Currently, anyone living in Treasure Island will have to pay $100 if they want to use any of the Pinellas Public Library Cooperative Libraries.
The $100 per family will be used to make up for the $107,000 that Treasure Island was not able to give to the library.
Treasure Island Commissioner Phil Collins explained that “The reason I wanted to revisit this is that I know it’s a very passionate issue.”
Collins, with figures from the Pinellas library system explained that 3600 citizens have used a Treasure Island library card in the past three years. He also went on to say that the U.S. Census Bureau reports that there is an average of 3.14 people in an American family. He stressed this fact “because this $100 dollar card isn’t per person, it’s per family.”
By dividing the 3600 citizens by the average amount of people per family, Collins roughly calculated that there are about 1146 individual library cards used by Treasure Island residents.
A few weeks ago, St. Petersburg Times reported that “Treasure Island has no plans to
reimburse its residents for the cost of library cards.” This could possibly change.
According to Collins, if all 1146 library cards are purchased, it will give the library almost $7,000 more than it needs. If this happens, the commission expressed interest in Treasure Island residents being reimbursed $50 back. The reimbursement program will only apply to those who can prove that they reside in Treasure Island.
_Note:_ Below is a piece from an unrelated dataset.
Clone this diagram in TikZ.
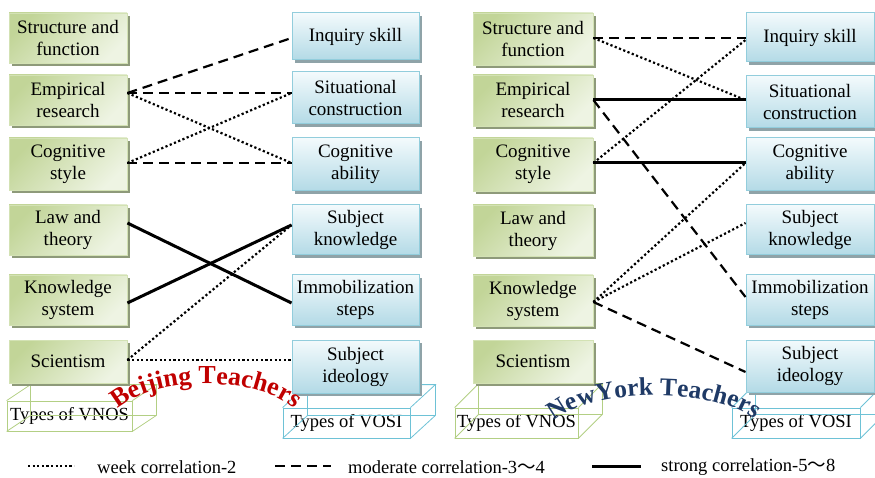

“I think it’s a do-able compromise that will make everybody happy,” said Collins.
Not everyone is happy though. Fellow Commissioner Alan Bildz said that “you don’t put the burden on the tax payers; you put it on general funding.”
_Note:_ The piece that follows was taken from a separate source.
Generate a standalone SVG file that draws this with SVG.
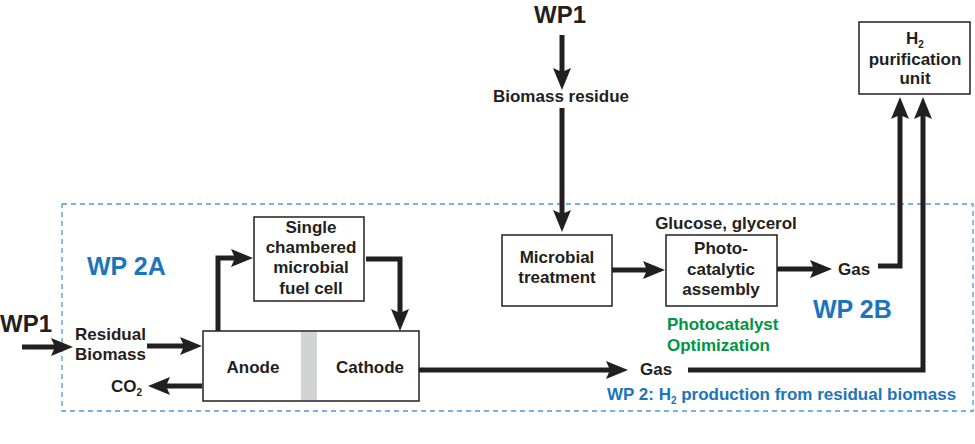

Treasure Island resident Paul Star agreed by commenting on the city using funds to build new boat slips for the city marina.
“I don’t think you need to be spending money on more boat slips when you can’t even afford to participate in the library,” said Star.
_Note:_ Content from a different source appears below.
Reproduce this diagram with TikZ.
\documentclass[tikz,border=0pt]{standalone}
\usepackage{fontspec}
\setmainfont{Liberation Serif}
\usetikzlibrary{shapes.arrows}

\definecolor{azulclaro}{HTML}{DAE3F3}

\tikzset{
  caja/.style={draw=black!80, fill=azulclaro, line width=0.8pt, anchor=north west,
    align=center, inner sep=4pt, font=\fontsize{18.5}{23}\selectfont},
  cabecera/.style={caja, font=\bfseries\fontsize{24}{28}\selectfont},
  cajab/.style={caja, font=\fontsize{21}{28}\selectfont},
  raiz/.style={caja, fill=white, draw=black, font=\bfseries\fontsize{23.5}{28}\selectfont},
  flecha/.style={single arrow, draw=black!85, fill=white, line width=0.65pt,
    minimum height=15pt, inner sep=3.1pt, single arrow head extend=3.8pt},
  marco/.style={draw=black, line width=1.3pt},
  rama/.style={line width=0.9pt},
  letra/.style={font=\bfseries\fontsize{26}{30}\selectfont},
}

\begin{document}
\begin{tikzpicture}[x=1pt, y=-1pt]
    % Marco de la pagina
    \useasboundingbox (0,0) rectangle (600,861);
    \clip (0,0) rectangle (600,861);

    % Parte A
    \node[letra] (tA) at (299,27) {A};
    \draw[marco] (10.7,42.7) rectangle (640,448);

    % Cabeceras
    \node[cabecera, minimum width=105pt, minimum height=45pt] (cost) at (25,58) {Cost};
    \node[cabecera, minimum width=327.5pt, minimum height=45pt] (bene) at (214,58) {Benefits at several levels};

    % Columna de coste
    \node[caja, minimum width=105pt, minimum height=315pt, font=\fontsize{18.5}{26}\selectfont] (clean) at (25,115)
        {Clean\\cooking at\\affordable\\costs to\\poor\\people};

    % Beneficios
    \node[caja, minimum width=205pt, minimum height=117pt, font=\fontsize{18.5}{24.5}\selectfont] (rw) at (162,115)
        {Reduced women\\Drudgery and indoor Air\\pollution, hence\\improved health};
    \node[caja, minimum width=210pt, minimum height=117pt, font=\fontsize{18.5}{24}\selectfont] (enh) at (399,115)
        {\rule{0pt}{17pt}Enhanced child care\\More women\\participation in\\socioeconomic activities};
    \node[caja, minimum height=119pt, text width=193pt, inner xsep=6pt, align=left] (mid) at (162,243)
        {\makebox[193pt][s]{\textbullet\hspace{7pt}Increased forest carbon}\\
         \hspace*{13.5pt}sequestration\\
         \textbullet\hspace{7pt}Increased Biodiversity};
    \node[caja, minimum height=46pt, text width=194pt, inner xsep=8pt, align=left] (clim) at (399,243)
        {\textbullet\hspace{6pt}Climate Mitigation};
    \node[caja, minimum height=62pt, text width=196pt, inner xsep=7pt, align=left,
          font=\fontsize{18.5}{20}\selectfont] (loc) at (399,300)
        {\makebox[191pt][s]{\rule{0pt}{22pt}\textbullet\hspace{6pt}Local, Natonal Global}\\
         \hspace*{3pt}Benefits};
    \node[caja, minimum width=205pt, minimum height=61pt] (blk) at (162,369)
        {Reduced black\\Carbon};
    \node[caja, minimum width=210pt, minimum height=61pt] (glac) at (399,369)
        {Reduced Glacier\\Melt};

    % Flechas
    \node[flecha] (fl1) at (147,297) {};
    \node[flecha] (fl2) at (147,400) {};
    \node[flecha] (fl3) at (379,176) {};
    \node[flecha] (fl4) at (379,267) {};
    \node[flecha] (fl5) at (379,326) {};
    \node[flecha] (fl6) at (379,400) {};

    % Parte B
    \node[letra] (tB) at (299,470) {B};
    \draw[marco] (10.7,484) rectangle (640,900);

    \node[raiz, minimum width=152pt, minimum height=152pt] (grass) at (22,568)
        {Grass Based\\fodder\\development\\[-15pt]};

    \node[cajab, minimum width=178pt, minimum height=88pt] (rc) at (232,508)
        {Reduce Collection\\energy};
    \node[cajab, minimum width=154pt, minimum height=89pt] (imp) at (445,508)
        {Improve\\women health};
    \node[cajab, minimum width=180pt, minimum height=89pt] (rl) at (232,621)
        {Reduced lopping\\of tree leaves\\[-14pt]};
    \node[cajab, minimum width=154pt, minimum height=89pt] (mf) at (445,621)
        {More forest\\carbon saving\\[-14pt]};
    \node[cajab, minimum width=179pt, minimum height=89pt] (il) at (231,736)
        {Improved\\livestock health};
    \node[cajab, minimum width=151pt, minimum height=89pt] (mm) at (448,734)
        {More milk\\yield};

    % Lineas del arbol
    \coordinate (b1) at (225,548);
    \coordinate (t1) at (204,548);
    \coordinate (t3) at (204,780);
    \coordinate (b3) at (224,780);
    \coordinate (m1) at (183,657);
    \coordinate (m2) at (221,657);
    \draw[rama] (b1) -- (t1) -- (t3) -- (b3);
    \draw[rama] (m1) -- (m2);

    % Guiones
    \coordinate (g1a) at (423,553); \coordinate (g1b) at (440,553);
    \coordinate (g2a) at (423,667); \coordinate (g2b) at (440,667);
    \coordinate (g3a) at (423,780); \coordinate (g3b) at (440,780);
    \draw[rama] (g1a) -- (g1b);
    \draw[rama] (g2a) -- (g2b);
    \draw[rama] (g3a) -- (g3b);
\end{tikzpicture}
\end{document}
Gwenda Barnitz also expressed her opinion, saying “It shows the community would rather have clipped grass than expand the intellectual growth of its citizens.”
Bildz, along with Collins and Mayor of Treasure Island, Mary Maloof agreed that they will have a workshop in two weeks to talk about the reimbursement program as well as the overall library card issue. As of now though, it looks like the $100 dollar fee will have to be paid by Treasure Island residents if they want to use the library
B.C. Acton asked the commission why funds were not cut elsewhere. The commission did not have a definitive answer. Most of the residents spoke about times being tough, but thought that the library should still be free.
The last citizen to speak, Hugh Ruckdeschel said that the issue “should have been on a
workshop” already. Ruckdeschel brought up the idea that the Commission could amend the budget if they really wanted to.
He also added that the residents funding the library in Treasure Island “wouldn’t pass
first base with the city of St. Petersburg because you cannot simply select a few individuals.”